Solar ponds are the best energy-trapping sources, especially in the developing countries as it can be constructed anywhere, and is also economical. It works best at places where low cost salt and bittern are available. Since, it requires good supply of sea water or water for filling and flushing, high solar radiation, and land at low cost, coastal areas are their ideal locations.

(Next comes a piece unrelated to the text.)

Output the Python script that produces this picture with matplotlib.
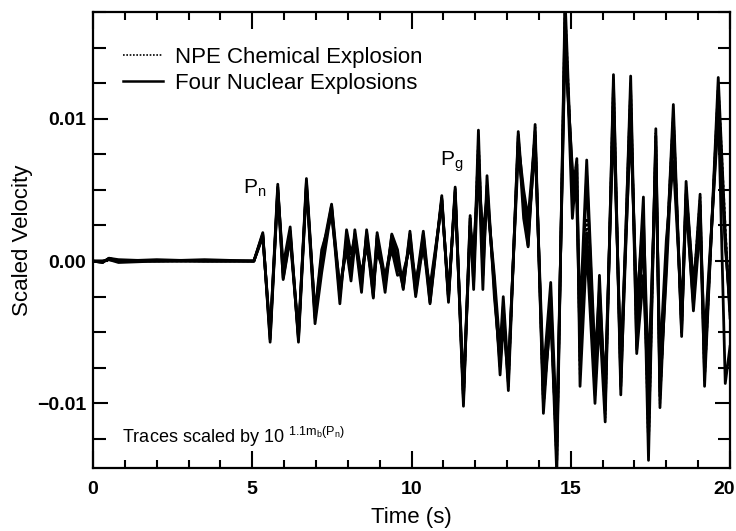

This is how a solar pond works:
A solar pond has three zones. The top zone is the surface zone, or UCZ (Upper Convective Zone), which is at atmospheric temperature and has little salt content. The bottom zone is very hot, 70°- 85° C, and is very salty. It is this zone that collects and stores solar energy in the form of heat, and is, therefore, known as the storage zone or LCZ (Lower Convective Zone). Separating these two zones is the important gradient zone or NCZ (Non-Convective Zone). Here the salt content increases as depth increases, thereby creating a salinity or density gradient. If we consider a particular layer in this zone, water of that layer cannot rise, as the layer of water above has less salt content and is, therefore, lighter. Similarly, the water from this layer cannot fall as the water layer below has a higher salt content and is, therefore, heavier. This gradient zone acts as a transparent insulator permitting sunlight to reach the bottom zone but also entrapping it there. The trapped (solar) energy is then withdrawn from the pond in the form of hot brine from the storage zone.